## Start Data to process

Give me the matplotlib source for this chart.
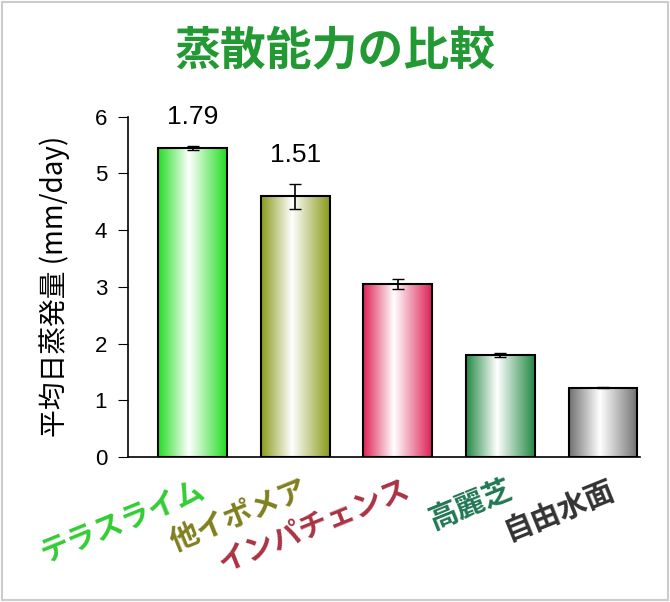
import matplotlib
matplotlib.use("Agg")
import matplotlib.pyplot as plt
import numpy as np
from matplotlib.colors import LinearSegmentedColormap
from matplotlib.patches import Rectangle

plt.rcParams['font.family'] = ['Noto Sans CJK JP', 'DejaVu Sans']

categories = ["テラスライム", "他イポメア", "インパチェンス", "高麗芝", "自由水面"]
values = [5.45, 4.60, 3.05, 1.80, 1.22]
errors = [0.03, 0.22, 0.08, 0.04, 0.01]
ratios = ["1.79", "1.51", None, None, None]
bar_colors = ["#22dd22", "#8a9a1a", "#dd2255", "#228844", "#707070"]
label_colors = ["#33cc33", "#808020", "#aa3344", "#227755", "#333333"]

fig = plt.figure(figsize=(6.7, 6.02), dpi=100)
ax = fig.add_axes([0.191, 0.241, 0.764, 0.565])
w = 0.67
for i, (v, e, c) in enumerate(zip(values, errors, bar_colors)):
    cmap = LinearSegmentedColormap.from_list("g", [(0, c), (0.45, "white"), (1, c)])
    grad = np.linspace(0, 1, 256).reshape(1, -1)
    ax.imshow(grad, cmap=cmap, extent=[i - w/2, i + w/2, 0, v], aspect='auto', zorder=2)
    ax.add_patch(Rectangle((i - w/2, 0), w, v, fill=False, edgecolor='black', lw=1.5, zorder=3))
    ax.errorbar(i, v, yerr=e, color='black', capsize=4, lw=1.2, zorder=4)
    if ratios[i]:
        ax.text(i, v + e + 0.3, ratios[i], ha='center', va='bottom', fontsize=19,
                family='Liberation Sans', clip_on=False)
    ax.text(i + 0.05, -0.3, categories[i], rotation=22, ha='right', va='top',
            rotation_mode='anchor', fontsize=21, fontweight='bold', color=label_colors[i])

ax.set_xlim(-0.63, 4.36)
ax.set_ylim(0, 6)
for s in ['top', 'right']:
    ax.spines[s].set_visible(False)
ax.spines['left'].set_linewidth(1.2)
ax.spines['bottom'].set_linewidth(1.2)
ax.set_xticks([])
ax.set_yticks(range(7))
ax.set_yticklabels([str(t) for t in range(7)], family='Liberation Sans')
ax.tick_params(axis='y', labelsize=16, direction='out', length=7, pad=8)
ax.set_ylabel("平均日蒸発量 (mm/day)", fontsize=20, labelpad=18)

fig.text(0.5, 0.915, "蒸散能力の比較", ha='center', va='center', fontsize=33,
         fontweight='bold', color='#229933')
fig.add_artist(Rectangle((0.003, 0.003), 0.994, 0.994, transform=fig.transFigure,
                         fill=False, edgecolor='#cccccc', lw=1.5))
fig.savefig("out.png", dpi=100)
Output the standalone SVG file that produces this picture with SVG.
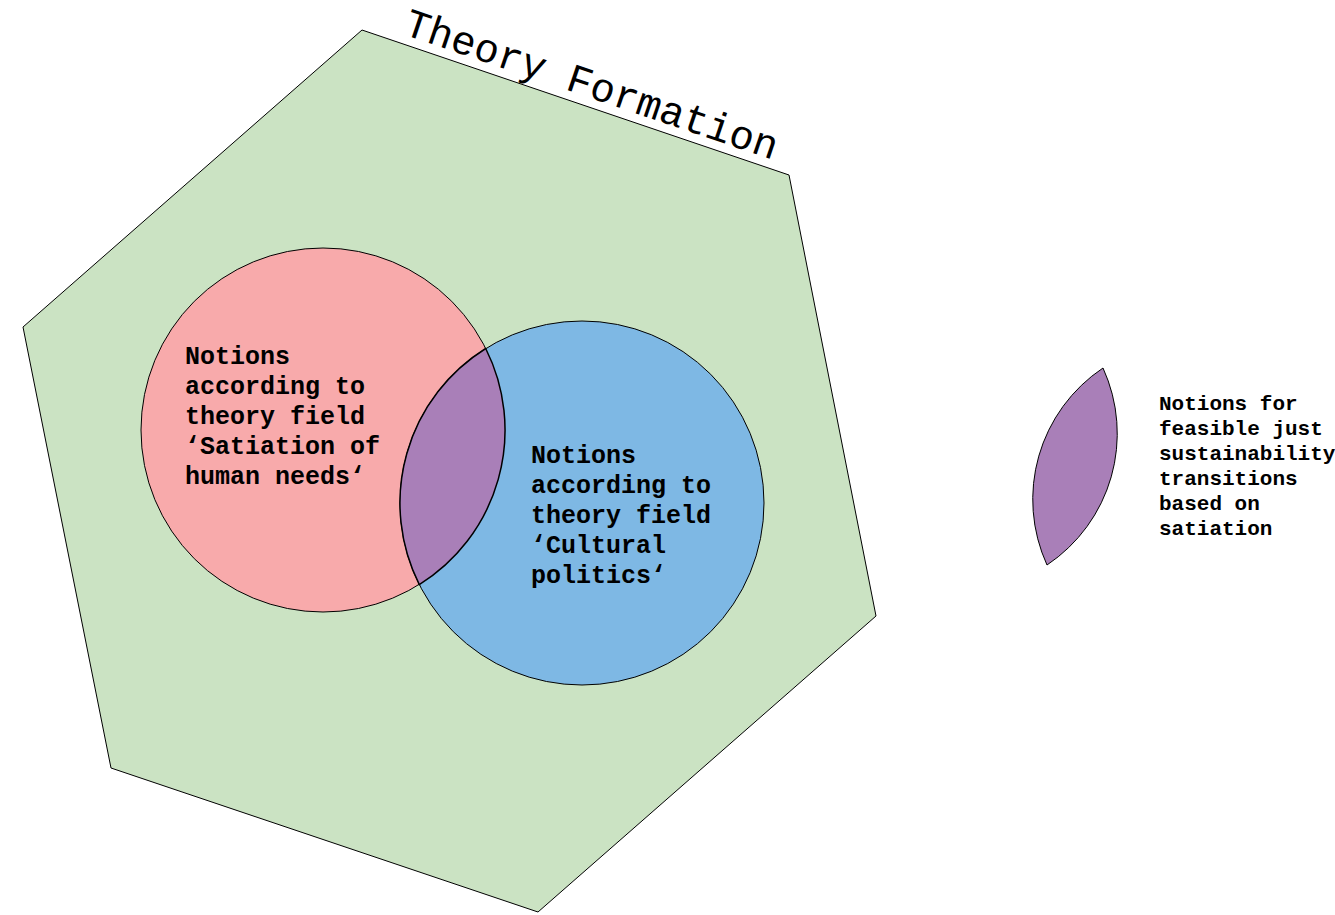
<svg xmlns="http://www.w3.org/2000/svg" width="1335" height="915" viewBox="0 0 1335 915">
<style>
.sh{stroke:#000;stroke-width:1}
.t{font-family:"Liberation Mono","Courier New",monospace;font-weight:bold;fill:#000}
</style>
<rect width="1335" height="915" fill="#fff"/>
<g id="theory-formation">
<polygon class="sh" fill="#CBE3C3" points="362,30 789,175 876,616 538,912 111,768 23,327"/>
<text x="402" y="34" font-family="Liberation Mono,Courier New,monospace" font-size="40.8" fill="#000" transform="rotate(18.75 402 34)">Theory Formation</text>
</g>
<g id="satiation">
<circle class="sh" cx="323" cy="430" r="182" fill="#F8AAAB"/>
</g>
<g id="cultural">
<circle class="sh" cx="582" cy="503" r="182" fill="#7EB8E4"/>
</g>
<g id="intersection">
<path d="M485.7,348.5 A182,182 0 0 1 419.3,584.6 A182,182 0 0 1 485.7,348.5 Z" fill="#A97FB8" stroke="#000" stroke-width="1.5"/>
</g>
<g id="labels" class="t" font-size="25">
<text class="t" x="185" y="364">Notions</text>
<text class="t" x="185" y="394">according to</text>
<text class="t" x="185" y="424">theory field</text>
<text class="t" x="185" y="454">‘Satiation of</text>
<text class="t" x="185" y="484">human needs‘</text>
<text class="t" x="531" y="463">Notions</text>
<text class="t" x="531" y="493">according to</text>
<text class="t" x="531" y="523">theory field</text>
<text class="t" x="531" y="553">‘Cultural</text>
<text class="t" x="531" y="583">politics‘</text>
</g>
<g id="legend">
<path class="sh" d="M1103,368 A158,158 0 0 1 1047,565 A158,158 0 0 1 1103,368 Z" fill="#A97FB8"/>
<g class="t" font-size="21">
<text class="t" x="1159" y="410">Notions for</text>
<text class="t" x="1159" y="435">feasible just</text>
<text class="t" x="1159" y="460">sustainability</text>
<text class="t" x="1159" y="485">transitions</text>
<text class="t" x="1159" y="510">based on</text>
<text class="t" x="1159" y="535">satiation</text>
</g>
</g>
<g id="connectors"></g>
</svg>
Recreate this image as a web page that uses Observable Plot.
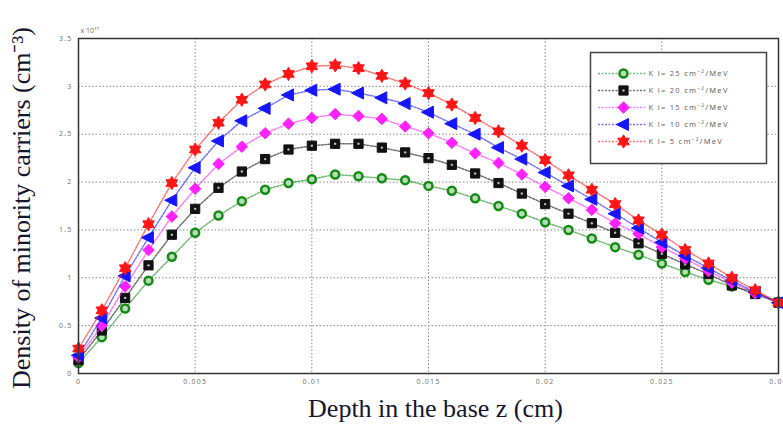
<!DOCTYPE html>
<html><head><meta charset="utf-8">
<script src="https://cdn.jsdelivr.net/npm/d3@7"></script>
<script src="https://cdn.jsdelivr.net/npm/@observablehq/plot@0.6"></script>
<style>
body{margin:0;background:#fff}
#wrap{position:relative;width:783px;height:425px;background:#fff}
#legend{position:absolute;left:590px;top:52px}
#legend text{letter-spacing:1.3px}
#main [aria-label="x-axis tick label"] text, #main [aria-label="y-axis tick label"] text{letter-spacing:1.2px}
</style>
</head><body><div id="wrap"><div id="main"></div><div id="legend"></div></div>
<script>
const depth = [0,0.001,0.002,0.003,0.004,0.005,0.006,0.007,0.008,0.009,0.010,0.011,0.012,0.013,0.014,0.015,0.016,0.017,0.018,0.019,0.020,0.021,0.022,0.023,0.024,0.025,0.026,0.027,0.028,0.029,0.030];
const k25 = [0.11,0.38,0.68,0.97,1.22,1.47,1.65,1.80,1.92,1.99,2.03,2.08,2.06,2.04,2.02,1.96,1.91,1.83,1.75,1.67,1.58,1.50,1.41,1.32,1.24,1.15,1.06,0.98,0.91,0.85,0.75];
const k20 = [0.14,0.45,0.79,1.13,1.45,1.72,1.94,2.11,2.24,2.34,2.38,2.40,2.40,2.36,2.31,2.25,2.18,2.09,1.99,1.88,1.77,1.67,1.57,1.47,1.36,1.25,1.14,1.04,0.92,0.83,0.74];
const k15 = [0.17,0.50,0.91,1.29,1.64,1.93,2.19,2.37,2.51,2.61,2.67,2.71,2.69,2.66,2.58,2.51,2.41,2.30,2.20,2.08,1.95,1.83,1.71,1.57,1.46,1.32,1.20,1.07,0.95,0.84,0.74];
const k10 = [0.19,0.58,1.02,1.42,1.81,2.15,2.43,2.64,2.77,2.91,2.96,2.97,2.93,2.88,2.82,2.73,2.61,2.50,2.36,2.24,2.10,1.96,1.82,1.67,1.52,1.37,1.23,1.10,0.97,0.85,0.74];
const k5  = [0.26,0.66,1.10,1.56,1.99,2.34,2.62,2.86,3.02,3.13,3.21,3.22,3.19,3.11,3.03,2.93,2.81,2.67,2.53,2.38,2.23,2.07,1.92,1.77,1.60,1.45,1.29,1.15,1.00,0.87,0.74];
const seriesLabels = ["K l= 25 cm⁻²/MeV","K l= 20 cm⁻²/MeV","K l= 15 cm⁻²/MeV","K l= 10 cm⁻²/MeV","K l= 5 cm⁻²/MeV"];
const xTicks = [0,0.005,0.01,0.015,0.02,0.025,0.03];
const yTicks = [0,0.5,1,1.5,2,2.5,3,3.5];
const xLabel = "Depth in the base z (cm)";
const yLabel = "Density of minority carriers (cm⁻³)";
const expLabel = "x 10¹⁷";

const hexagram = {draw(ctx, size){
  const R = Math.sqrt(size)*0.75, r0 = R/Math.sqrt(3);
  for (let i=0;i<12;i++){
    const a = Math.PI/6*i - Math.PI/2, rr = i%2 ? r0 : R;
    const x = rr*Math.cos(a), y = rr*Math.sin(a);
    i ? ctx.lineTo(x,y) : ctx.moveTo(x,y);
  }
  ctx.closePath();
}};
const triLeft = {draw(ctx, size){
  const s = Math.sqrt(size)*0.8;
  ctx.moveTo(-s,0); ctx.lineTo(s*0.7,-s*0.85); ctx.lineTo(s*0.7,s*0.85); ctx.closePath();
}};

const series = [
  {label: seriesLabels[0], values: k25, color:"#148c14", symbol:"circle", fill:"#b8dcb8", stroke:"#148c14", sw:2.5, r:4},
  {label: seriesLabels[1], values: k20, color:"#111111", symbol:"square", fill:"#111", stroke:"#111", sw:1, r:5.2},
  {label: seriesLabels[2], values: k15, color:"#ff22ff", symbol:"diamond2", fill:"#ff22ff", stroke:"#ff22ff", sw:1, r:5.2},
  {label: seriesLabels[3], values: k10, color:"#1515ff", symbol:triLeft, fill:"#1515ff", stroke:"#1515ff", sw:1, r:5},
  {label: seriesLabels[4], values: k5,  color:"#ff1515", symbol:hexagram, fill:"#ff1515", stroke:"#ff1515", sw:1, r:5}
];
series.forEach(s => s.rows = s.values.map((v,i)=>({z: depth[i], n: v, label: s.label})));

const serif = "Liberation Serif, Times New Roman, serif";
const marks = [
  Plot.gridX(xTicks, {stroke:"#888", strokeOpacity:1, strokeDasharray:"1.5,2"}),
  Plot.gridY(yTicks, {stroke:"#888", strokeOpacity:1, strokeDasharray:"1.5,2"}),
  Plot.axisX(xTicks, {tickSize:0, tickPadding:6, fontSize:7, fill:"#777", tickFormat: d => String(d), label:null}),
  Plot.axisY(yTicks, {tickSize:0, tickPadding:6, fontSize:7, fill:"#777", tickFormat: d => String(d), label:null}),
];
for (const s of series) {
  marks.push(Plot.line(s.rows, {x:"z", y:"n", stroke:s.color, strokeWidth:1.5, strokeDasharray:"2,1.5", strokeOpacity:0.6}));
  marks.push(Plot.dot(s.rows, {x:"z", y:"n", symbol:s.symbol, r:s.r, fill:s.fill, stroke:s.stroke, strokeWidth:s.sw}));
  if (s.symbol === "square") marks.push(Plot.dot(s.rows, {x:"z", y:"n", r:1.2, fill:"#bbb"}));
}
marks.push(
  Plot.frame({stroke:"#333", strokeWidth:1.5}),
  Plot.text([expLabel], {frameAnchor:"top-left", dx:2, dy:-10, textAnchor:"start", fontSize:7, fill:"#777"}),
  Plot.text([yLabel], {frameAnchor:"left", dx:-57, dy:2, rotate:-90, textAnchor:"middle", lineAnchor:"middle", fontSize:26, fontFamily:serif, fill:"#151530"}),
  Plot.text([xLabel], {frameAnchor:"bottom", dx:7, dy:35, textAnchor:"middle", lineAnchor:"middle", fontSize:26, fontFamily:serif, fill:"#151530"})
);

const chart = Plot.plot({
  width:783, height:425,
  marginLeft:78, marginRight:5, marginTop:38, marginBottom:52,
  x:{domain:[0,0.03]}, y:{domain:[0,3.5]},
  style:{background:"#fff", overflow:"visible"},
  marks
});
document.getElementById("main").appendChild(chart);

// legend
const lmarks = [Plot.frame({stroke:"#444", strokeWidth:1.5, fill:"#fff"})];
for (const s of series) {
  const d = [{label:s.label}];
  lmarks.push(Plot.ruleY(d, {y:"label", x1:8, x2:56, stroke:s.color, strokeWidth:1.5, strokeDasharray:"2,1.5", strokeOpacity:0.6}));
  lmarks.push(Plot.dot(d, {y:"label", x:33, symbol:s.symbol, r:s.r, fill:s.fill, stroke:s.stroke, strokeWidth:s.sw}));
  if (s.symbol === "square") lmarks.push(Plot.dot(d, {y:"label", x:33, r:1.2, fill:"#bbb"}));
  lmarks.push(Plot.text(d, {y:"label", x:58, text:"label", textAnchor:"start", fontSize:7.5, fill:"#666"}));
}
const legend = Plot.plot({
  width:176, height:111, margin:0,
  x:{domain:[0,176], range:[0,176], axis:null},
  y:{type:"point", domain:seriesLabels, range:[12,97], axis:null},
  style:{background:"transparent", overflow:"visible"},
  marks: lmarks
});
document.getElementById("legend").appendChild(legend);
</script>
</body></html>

## End Data to process

What to produce
State how many lines of the entries above include the word "matplotlib", offering no text other than the number.

Full response
6